Bisnis.com, JAKARTA - Sepuluh tahun silam musibah maha dahsyat, gelombang tsunami, menerjang Aceh dan Nias. Ujian Sang Maha Kuasa itu, masih teringat kuat dalam ingatan mantan Presiden Susilo Bambang Yudhoyono.
Melalui akunnya di facebook, SBY menuangkan ingatannya soal bencana tsunami itu dengan panjang lebarnya.
"Ya Allah, musibah apa ini....," ucap saya lirih.
Kalimat pendek itu menjadi pembuka tulisan panjang SBY dengan judul Dari Duka Kita Bangkit, 10 Tahun Tsunami Aceh dan Nias.
Berikut ini kutipan lengkapnya:
"Ya Allah, musibah apa ini ... ," ucap saya lirih.

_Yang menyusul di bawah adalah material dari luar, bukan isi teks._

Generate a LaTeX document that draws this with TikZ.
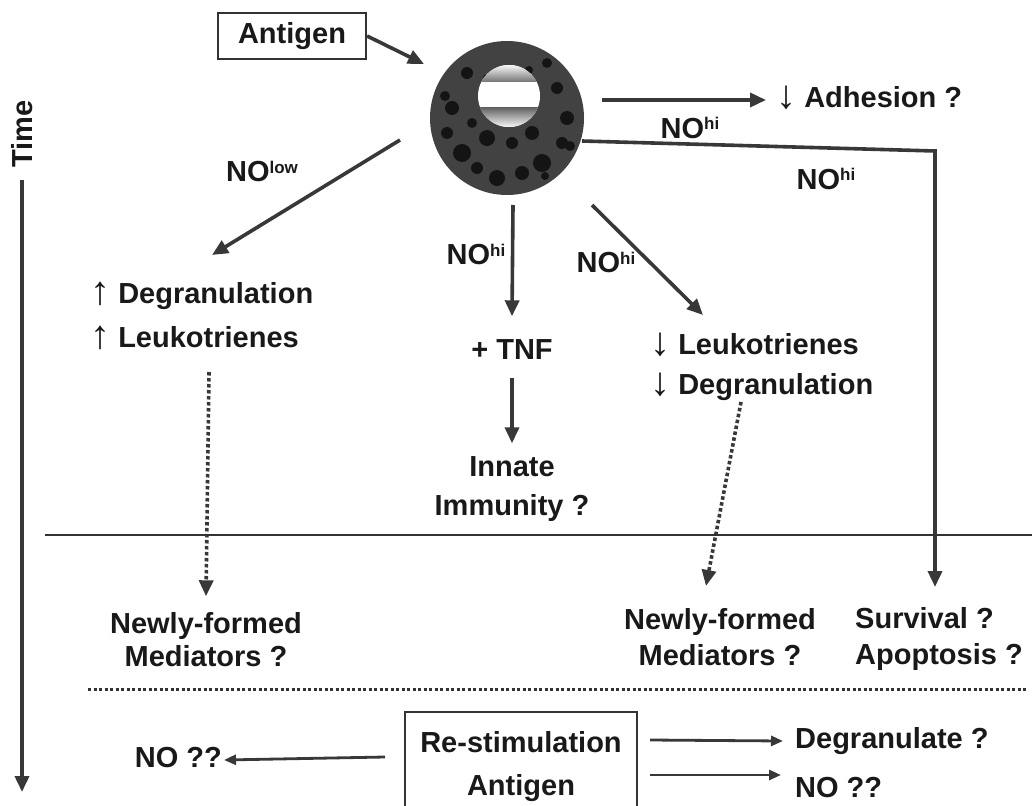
\documentclass[tikz,border=0pt]{standalone}
\usepackage{fontspec}
\setmainfont{Liberation Sans}
\usetikzlibrary{arrows.meta}

\newcommand{\nolev}[1]{NO\raisebox{8.5pt}{\fontsize{17}{17}\selectfont #1}}
\newcommand{\uparr}{\raisebox{-1pt}{\fontsize{40}{40}\selectfont\mdseries ↑}}
\newcommand{\dnarr}{\raisebox{-1pt}{\fontsize{40}{40}\selectfont\mdseries ↓}}

\tikzset{
  lbl/.style={font=\fontsize{29}{34}\selectfont\bfseries, text=black!90, inner sep=0pt, text height=21pt, text depth=6pt},
  arr/.style={draw=black!78, line width=3.6pt, -{Triangle[length=16pt,width=14pt]}},
  dotarr/.style={arr, dash pattern=on 3.5pt off 2.5pt},
  thinarr/.style={draw=black!78, line width=2.8pt, -{Triangle[length=12pt,width=10pt]}},
  boxed/.style={draw=black!80, line width=2.2pt},
}

\begin{document}
\begin{tikzpicture}[x=1pt,y=1pt,yscale=-1]
\useasboundingbox (0,0) rectangle (1032,805);

% time axis
\node[lbl, rotate=90] (time) at (25,134) {Time};
\coordinate (timeTop) at (22,180);
\coordinate (timeEnd) at (22,792);
\draw[arr] (timeTop) -- (timeEnd);

% mast cell with granules and nucleus
\node[circle, fill=black!74, minimum size=154pt, inner sep=0pt] (cell) at (507,118) {};
\foreach \dx/\dy/\r in {-55/-10/7, -60/15/6, -45/35/9, -30/50/6, -10/60/8, 15/55/7, 35/45/9,
    55/25/6, 60/0/7, 50/-30/6, 40/-55/5, -40/-45/6, -20/20/8, 5/25/6, 25/15/7, -35/5/5,
    -62/-22/5, 63/28/5, 38/58/4, -20/-40/4, 22/-48/4}
  \fill[black!92] (507+\dx,118+\dy) circle (\r);
\begin{scope}
  \clip (509,96) circle (31);
  \fill[white] (478,65) rectangle (540,127);
  \shade[top color=white, bottom color=black!55] (478,64) rectangle (540,82);
  \shade[top color=black!60, bottom color=white] (478,108) rectangle (540,128);
\end{scope}

% stimulus
\node[lbl, boxed, minimum width=148pt, minimum height=46pt] (antigen) at (292,36) {Antigen};
\coordinate (agEnd) at (424,64);
\draw[arr] (antigen.east) -- (agEnd);

% adhesion
\coordinate (adhS) at (602,100);
\node[lbl, anchor=west] (adh) at (776,100) {\dnarr\ Adhesion ?};
\draw[arr] (adhS) -- ([xshift=-10pt]adh.west);
\node[lbl] (noAdh) at (690,131) {\nolev{hi}};

% low NO branch
\coordinate (lowS) at (400,140);
\coordinate (lowE) at (212,255);
\draw[arr] (lowS) -- (lowE);
\node[lbl] (noLow) at (262,174) {\nolev{low}};
\node[lbl, anchor=west] (upDeg) at (90,296) {\uparr\ Degranulation};
\node[lbl, anchor=west] (upLeu) at (90,340) {\uparr\ Leukotrienes};
\coordinate (lowDotS) at (209,372);
\node[lbl] (nfA) at (206,626) {Newly-formed};
\node[lbl] (nfB) at (206,659) {Mediators ?};
\draw[dotarr] (lowDotS) -- ([yshift=-16pt]nfA.north);

% TNF branch
\coordinate (tnfS) at (513,205);
\node[lbl] (tnf) at (512,352) {+ TNF};
\draw[arr] (tnfS) -- ([yshift=-22pt]tnf.north);
\node[lbl] (noTnf) at (476,257) {\nolev{hi}};
\node[lbl] (innA) at (512,469) {Innate};
\node[lbl] (innB) at (512,508) {Immunity ?};
\draw[arr] ([yshift=12pt]tnf.south) -- ([yshift=-12pt]innA.north);

% high NO inhibition
\coordinate (hiS) at (592,205);
\coordinate (hiE) at (703,315);
\draw[arr] (hiS) -- (hiE);
\node[lbl] (noHi) at (606,265) {\nolev{hi}};
\node[lbl, anchor=west] (dnLeu) at (650,347) {\dnarr\ Leukotrienes};
\node[lbl, anchor=west] (dnDeg) at (650,387) {\dnarr\ Degranulation};
\coordinate (hiDotS) at (741,402);
\node[lbl] (nfC) at (720,622) {Newly-formed};
\node[lbl] (nfD) at (720,658) {Mediators ?};
\draw[dotarr] (hiDotS) -- (706,586);

% survival branch
\coordinate (svS) at (582,141);
\coordinate (svK) at (935,151);
\node[lbl, anchor=west] (svA) at (855,621) {Survival ?};
\node[lbl, anchor=west] (svB) at (855,657) {Apoptosis ?};
\draw[arr] (svS) -- (svK) -- (svK |- 0,587);
\node[lbl] (noSv) at (826,182) {\nolev{hi}};

% time separators
\draw[line width=2pt, black!80] (45,535) -- (1032,535);
\draw[line width=3pt, black!80, dash pattern=on 3pt off 2.5pt] (88,689) -- (1026,689);

% re-stimulation
\node[boxed, minimum width=232pt, minimum height=130pt, anchor=north] (rebox) at (521,711) {};
\node[lbl] (reA) at (521,745) {Re-stimulation};
\node[lbl] (reB) at (521,788) {Antigen};
\node[lbl, anchor=east] (noL) at (222,760) {NO ??};
\node[lbl, anchor=west] (degR) at (795,741) {Degranulate ?};
\node[lbl, anchor=west] (noR) at (795,790) {NO ??};
\draw[thinarr] (385,757) -- ([xshift=2pt]noL.east);
\draw[thinarr] (650,740) -- ([xshift=-12pt]degR.west);
\draw[thinarr] (650,775) -- ([xshift=-14pt]noR.west |- 0,775);
\end{tikzpicture}
\end{document}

Hal ini saya ucapkan di Wisma Gubernur Papua, Jayapura, tanggal 26 Desember 2004, ketika berita yang saya terima tentang gempa bumi di Aceh bertambah buruk dari jam ke jam. Dino Patti Djalal dan Andi Mallarangeng, dua juru bicara Presiden, yang terus "meng-update" perkembangan situasi di Aceh ikut pula cemas. Istri tercinta yang mendampingi saya saat itu nampak makin sedih. Matanya mulai berkaca-kaca.

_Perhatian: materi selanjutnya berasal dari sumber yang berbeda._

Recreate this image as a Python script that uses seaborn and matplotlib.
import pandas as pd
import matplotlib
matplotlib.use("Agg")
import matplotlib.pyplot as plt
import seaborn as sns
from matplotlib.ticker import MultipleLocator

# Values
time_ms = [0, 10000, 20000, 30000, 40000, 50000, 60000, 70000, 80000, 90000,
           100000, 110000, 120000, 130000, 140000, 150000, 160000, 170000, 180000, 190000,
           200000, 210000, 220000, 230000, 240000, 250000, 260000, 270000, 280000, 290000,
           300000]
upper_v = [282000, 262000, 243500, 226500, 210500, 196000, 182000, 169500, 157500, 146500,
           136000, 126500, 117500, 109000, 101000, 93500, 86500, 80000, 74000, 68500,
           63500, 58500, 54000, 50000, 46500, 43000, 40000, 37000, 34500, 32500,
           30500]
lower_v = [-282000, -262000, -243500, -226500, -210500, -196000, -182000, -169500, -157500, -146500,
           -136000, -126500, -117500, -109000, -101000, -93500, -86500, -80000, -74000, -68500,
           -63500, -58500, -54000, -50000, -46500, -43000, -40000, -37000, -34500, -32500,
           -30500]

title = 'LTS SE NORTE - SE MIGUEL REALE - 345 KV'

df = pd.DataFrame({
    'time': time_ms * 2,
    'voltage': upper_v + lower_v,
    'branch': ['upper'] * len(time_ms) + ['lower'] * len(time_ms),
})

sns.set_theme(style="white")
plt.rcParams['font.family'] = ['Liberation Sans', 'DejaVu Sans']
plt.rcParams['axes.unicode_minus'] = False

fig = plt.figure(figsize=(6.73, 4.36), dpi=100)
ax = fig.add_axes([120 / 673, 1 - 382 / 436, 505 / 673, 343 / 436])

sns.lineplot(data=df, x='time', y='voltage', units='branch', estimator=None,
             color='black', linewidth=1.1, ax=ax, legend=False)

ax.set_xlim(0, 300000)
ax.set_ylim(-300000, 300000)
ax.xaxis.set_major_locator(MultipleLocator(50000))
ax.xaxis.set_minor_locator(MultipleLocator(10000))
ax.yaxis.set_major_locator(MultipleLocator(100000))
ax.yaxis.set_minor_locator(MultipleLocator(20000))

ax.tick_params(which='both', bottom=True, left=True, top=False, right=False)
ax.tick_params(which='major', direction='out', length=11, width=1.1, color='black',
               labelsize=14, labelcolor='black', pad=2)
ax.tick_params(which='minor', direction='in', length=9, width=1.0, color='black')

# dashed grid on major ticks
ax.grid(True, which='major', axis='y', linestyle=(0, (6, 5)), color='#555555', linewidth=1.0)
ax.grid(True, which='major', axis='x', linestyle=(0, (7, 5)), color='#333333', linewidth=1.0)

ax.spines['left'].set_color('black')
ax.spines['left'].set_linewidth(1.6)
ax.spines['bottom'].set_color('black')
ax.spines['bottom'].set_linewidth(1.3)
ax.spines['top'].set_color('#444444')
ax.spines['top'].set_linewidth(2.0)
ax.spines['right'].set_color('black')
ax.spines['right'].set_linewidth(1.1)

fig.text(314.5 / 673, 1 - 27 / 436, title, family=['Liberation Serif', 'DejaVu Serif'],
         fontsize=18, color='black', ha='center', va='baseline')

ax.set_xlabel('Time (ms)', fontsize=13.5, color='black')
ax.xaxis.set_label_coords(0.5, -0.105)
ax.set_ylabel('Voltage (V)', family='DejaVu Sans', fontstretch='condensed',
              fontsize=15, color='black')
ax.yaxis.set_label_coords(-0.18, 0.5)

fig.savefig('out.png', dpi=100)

Komunikasi yang dilakukan oleh para Menteri dan Staf Khusus yang mendampingi saya memang amat tidak lancar. Mereka nampak frustrasi. Belakangan baru tahu bahwa telekomunikasi di seluruh Aceh lumpuh total. Tetapi, yang membuat pikiran saya semakin tegang adalah setiap berita yang masuk jumlah korban gempa terus meningkat dengan tajam.

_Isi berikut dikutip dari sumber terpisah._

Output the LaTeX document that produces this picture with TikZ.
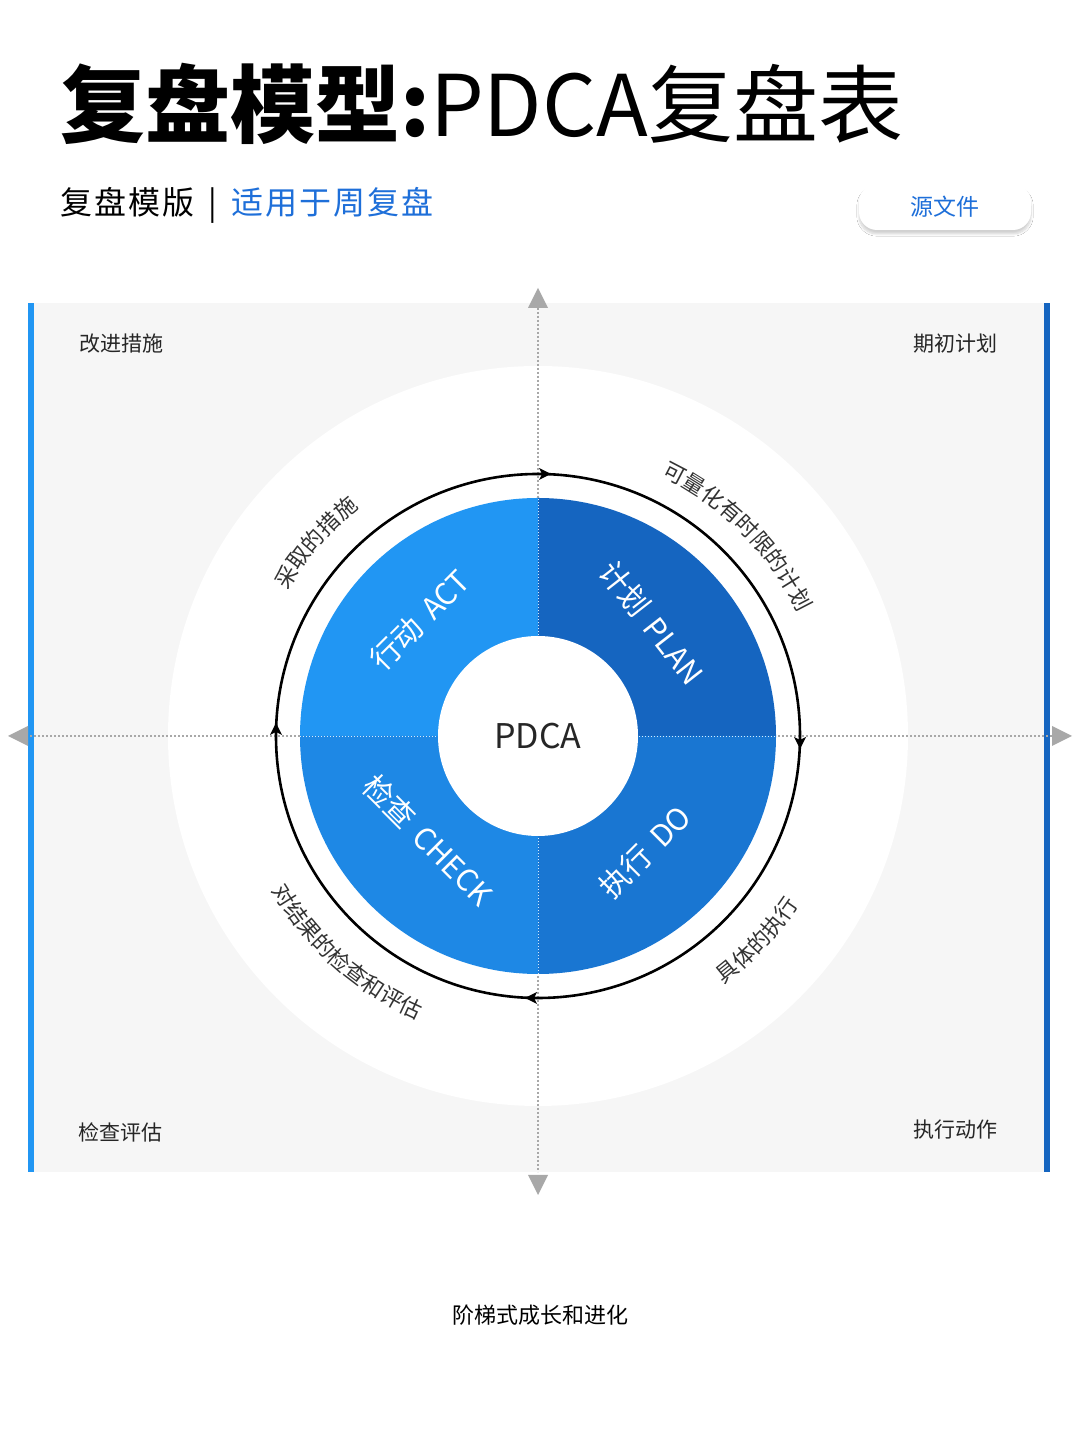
\documentclass[tikz,border=0pt]{standalone}
\usepackage{fontspec}
\setmainfont{Noto Sans CJK SC}
\usetikzlibrary{arrows.meta,decorations.text,shadows.blur}
\definecolor{bgray}{HTML}{F6F6F6}
\definecolor{cact}{HTML}{2196F3}
\definecolor{cplan}{HTML}{1565C0}
\definecolor{cdo}{HTML}{1976D2}
\definecolor{ccheck}{HTML}{1E88E5}
\definecolor{axgray}{HTML}{A8A8A8}
\definecolor{subblue}{HTML}{1E6FD9}
\tikzset{
  corner/.style={font=\fontsize{21}{21}\selectfont, text=black!85},
  qlabel/.style={font=\fontsize{30}{30}\selectfont, text=white},
  axis/.style={axgray, line width=2.2pt, dash pattern=on 1.6pt off 2.4pt},
  axtip/.style={fill=axgray, draw=none},
  arctext/.style={decorate, decoration={text along path, text align=center, text={|\fontsize{22}{22}\selectfont\color{black!80}|#1}}},
}
\begin{document}
\begin{tikzpicture}[x=1pt,y=1pt]
\fill[white] (0,0) rectangle (1080,1440);
% title
\node[anchor=west, inner sep=0] (title) at (60,1336) {\fontsize{85}{85}\selectfont\bfseries 复盘模型:\mdseries PDCA复盘表};
\node[anchor=west, inner sep=0] (sub) at (60,1235) {\fontsize{32}{32}\selectfont 复\kern2pt 盘\kern2pt 模\kern2pt 版\ \ |\ \ \textcolor{subblue}{适\kern2pt 用\kern2pt 于\kern2pt 周\kern2pt 复\kern2pt 盘}};
\node[fill=white, rounded corners=18pt, minimum width=172pt, minimum height=46pt, blur shadow={shadow blur steps=8, shadow xshift=0pt, shadow yshift=-4pt, shadow opacity=18}, text=subblue, font=\fontsize{23}{23}\selectfont] (btn) at (945,1233) {源文件};
% panel
\fill[bgray] (30,268) rectangle (1050,1137);
\fill[cact] (28,268) rectangle (34,1137);
\fill[cplan] (1044,268) rectangle (1050,1137);
\coordinate (c) at (538,704);
\fill[white] (c) circle (370);
% axes
\coordinate (at) at (538,1140); \coordinate (ab) at (538,268);
\coordinate (al) at (22,704); \coordinate (ar) at (1056,704);
\draw[axis] (at) -- (ab);
\draw[axis] (al) -- (ar);
\fill[axtip] (538,1152) -- (528,1132) -- (548,1132) -- cycle;
\fill[axtip] (538,245) -- (528,265) -- (548,265) -- cycle;
\fill[axtip] (8,704) -- (28,694) -- (28,714) -- cycle;
\fill[axtip] (1072,704) -- (1052,694) -- (1052,714) -- cycle;
% corner labels
\node[corner] (k1) at (121,1096) {改进措施};
\node[corner] (k2) at (955,1096) {期初计划};
\node[corner] (k3) at (120,308) {检查评估};
\node[corner] (k4) at (955,310) {执行动作};
% cycle circle
\draw[black, line width=2.6pt] (c) circle (262);
\foreach \p/\r in {{(545,966)}/0, {(800,697)}/-90, {(531,442)}/180, {(276,711)}/90}
  \fill[black, rotate around={\r:\p}] \p ++(6,0) -- ++(-12,6) -- ++(3,-6) -- ++(-3,-6) -- cycle;
% donut
\fill[cact] (c) -- ++(90:238) arc (90:180:238) -- cycle;
\fill[cplan] (c) -- ++(0:238) arc (0:90:238) -- cycle;
\fill[cdo] (c) -- ++(-90:238) arc (-90:0:238) -- cycle;
\fill[ccheck] (c) -- ++(180:238) arc (180:270:238) -- cycle;
\draw[white!80!cact, line width=0.8pt, dash pattern=on 1pt off 2pt] (300,704) -- (776,704) (538,466) -- (538,942);
\fill[white] (c) circle (100);
\node[font=\fontsize{34}{34}\selectfont, text=black!85] (pdca) at (c) {PDCA};
\node[qlabel, rotate=-52] (plan) at (652,817) {计划\, PLAN};
\node[qlabel, rotate=45] (act) at (420,820) {行动\, ACT};
\node[qlabel, rotate=-45] (check) at (428,600) {检查\, CHECK};
\node[qlabel, rotate=45] (do) at (645,588) {执行\, DO};
% arc texts
\path[arctext={可量化有时限的计划}] (c) ++(78:288) arc (78:12:288);
\path[arctext={采取的措施}] (c) ++(162:290) arc (162:116:290);
\path[arctext={对结果的检查和评估}] (c) ++(195:308) arc (195:262:308);
\path[arctext={具体的执行}] (c) ++(294:310) arc (294:340:310);
\node[font=\fontsize{22}{22}\selectfont] (foot) at (540,125) {阶梯式成长和进化};
\end{tikzpicture}
\end{document}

Pertama belasan, kemudian puluhan, ratusan dan bahkan ribuan. Waktu itu saya benar-benar belum mengetahui bahwa yang terjadi ternyata bukan hanya gempa bumi, tetapi juga tsunami yang amat dahsyat.
Selama jam-jam yang menegangkan itu saya tetap memelihara komunikasi dengan Wakil Presiden Jusuf Kalla yang saat itu berada di Jakarta. Intinya, nampaknya ini bukan bencana alam biasa. Sesuatu yang besar. Kita harus siap menghadapi hal yang paling buruk. Kita harus dapat bertindak dengan cepat namun sekaligus tepat.
Oleh karena itu, meskipun malam harinya saya tetap menghadiri perayaan Natal bersama umat Kristiani yang ada di Jayapura yang sudah lama dipersiapkan, saya meminta acara itu dipersingkat dan saya mengajak hadirin untuk berdoa atas keselamatan saudara-saudara kita yang sedang tertimpa bencana alam di Aceh.
Rapat Darurat Kabinet Terbatas di Jayapura
Dengan informasi dan intelijen yang sangat minim, malam itu di Jayapura saya segera menggelar rapat Kabinet Terbatas, yang dihadiri oleh sejumlah Menteri yang mendampingi saya. Ingat, kunjungan saya ke Papua waktu itu di samping menghadiri perayaan Natal bersama juga meninjau Nabire yang baru saja tertimpa bencana.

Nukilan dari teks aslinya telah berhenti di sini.